Hands Up! Reminds Black Children That They Are Beautiful and Worthy of a Life Well-Lived

by Breanna J. McDaniel

I started writing Hands Up! late in the summer of 2014, when I lived in Winston-Salem, North Carolina. At the time I was writing, the news was playing on a nonstop loop on my television. My phone buzzed constantly with news alerts in between meetings, and I often scrolled through Facebook and saw the pain of my people, Black people in the United States, being splashed across the screen as mothers cried for children lost to them forever. My heart, like that of many people in my community, continued to be broken. But my spirit wasn’t.

There were around six different versions of the story I worked on before I landed on this one and not all of them were picture book manuscripts. There’s a short story version. Another was a super long narrative poem with multiple characters and voices. I even had a version that was meant to be a chapter in a middle grade novel. But at the time, my nieces and nephews were very young, and I knew I wanted to write the story for them.
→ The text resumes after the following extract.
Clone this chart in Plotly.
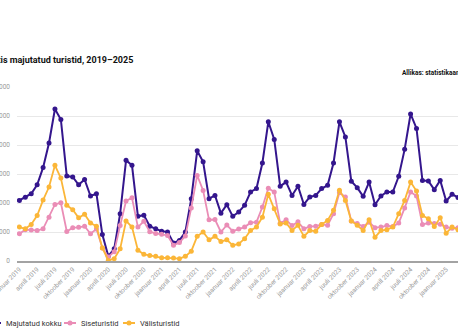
import plotly.graph_objects as go

# Monthly periods, January 2019 - March 2025 (Estonian month names)
month_names = ["jaanuar", "veebruar", "märts", "aprill", "mai", "juuni",
               "juuli", "august", "september", "oktoober", "november", "detsember"]
periods = [f"{m} {y}" for y in range(2019, 2026) for m in month_names][:75]
tick_periods = periods[::3]

# Accommodated tourists, thousands
total_k = [
    209, 220, 232, 263, 322, 407, 524, 488, 293, 290, 263, 281,   # 2019
    224, 232, 91, 17, 42, 163, 347, 330, 154, 158, 120, 111,      # 2020
    103, 100, 62, 71, 100, 215, 380, 342, 215, 226, 165, 194,     # 2021
    154, 169, 192, 238, 250, 338, 480, 419, 258, 272, 226, 258,   # 2022
    195, 221, 226, 250, 261, 338, 480, 428, 275, 253, 223, 272,   # 2023
    194, 224, 238, 238, 292, 385, 507, 457, 278, 276, 246, 278,   # 2024
    207, 230, 219,                                                # 2025
]
domestic_k = [
    94, 108, 107, 105, 111, 151, 195, 201, 102, 115, 116, 120,
    94, 110, 45, 14, 32, 122, 207, 218, 117, 137, 101, 95,
    92, 88, 54, 64, 86, 183, 295, 243, 142, 143, 100, 124,
    103, 110, 117, 132, 134, 186, 251, 238, 130, 142, 122, 135,
    111, 119, 120, 126, 123, 163, 236, 221, 138, 129, 119, 134,
    115, 117, 122, 119, 131, 183, 238, 224, 126, 131, 129, 127,
    117, 113, 115,
]
foreign_k = [
    117, 111, 126, 157, 210, 255, 330, 286, 192, 177, 149, 161,
    131, 120, 45, 2, 8, 42, 138, 117, 37, 23, 19, 16,
    11, 11, 10, 8, 16, 34, 85, 100, 73, 85, 67, 73,
    54, 59, 77, 105, 117, 151, 230, 180, 128, 131, 105, 123,
    85, 105, 103, 126, 140, 175, 244, 209, 138, 123, 105, 142,
    82, 105, 108, 117, 163, 209, 272, 241, 157, 146, 119, 149,
    96, 117, 108,
]

series = [
    ("Majutatud kokku", total_k, "#34168d", 2.0),
    ("Siseturistid", domestic_k, "#ea8db6", 1.8),
    ("Välisturistid", foreign_k, "#fbb638", 1.8),
]

FONT = "Roboto, Arial, sans-serif"
W, H = 458, 336
M_L, M_R, M_T, M_B = 17, 0, 87, 75
plot_w = W - M_L - M_R
plot_h = H - M_T - M_B

fig = go.Figure()
for name, vals, color, lw in series:
    fig.add_trace(go.Scatter(
        x=periods,
        y=[v * 1000 for v in vals],
        name=name,
        mode="lines+markers",
        line=dict(color=color, width=lw),
        marker=dict(color=color, size=5, symbol="circle"),
    ))

# Compact horizontal legend below the axis: short line + dot, then the label
legend_text_px = [4, 79, 138]
legend_y = -62 / plot_h
shapes, annotations = [], []
for (name, _, color, lw), tx in zip(series, legend_text_px):
    ax = (tx - M_L) / plot_w
    shapes.append(dict(type="line", xref="paper", yref="paper",
                       xsizemode="pixel", ysizemode="pixel",
                       xanchor=ax, yanchor=legend_y,
                       x0=-15, x1=-3, y0=0, y1=0,
                       line=dict(color=color, width=2)))
    shapes.append(dict(type="circle", xref="paper", yref="paper",
                       xsizemode="pixel", ysizemode="pixel",
                       xanchor=ax, yanchor=legend_y,
                       x0=-11.5, x1=-6.5, y0=-2.5, y1=2.5,
                       fillcolor=color, line=dict(color=color, width=0)))
    annotations.append(dict(text=name, xref="paper", yref="paper",
                            x=ax, y=legend_y, xanchor="left", yanchor="middle",
                            showarrow=False,
                            font=dict(size=7.5, color="#333333", family=FONT)))

annotations += [
    dict(text="<b>Eestis majutatud turistid, 2019–2025</b>",
         xref="paper", yref="paper", x=0.2676, y=1.155,
         xanchor="right", yanchor="middle", showarrow=False,
         font=dict(size=9, color="#111111", family=FONT)),
    dict(text="<b>Allikas: statistikaamet</b>",
         xref="paper", yref="paper", x=0.8685, y=1.08,
         xanchor="left", yanchor="middle", showarrow=False,
         font=dict(size=6.5, color="#111111", family=FONT)),
]

fig.update_layout(
    width=W,
    height=H,
    margin=dict(l=M_L, r=M_R, t=M_T, b=M_B, autoexpand=False),
    paper_bgcolor="white",
    plot_bgcolor="white",
    separators=", ",
    font=dict(family=FONT, size=7, color="#333333"),
    showlegend=False,
    shapes=shapes,
    annotations=annotations,
)

fig.update_xaxes(
    type="category",
    categoryorder="array",
    categoryarray=periods,
    range=[-0.4, 74.0],
    tickmode="array",
    tickvals=tick_periods,
    ticktext=tick_periods,
    tickangle=-45,
    tickfont=dict(size=6.5, color="#9a9a9a"),
    showgrid=False,
    showline=True,
    linecolor="#a3a3a3",
    linewidth=2,
    ticks="",
    zeroline=False,
)

fig.update_yaxes(
    range=[0, 600000],
    tickmode="linear",
    tick0=0,
    dtick=100000,
    tickformat=",d",
    tickfont=dict(size=6.5, color="#9a9a9a"),
    showgrid=True,
    gridcolor="#e8e8e8",
    gridwidth=1,
    zeroline=False,
    showline=False,
    ticks="",
    ticklabelstandoff=6,
)

fig.write_html("out.html")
When I’d go home to Atlanta for holidays or for a weekend, I always tried to visit with my sister Shalonda, and when the news showed stories about shootings, I wondered what her little ones playing in the room with us were hearing. I wanted them know their lives matter. I hoped that if I wrote a picture book about what was going on, following in the footsteps of women like Zetta Elliott with her book Bird, I could show them how necessary and beautiful and worthy of a life well-lived they are.

I worked with on the manuscript for over a year with a good friend but I kept missing the mark. The book had a lot of words but it was missing a sense of hope. Picture books are my very favorite form of writing but I think they can be very hard to write, especially when you want to put so much love, grace, empowerment, and growth in a very short text. When I started working with my friend and editor extraordinaire Dana Chidiac, she reminded me that it was a picture book. With illustrations. Even though I couldn’t pull in all of the words I wanted to, I could suggest some messaging for the art, like “V”s for Viv (life!), which is the little girl’s name in Hands Up!; or the words on the signs at the protest Viv leads; or the inclusion of my haven spaces growing up: the rec center, library and school. Shane W. Evans took my words and suggestions and created a visual masterclass on how to expand the possibilities of imagination within a text.

The result was that five years after I started writing my first draft of Hands Up!, I’d written a picture book that I’m delighted to share with whoever wants to read it. There are flowers and sunshine and singing and HOPE and throughout is the image of a Black girl who is life personified. She matters every single day, 24/7. Her pain, her joy, and her being are important.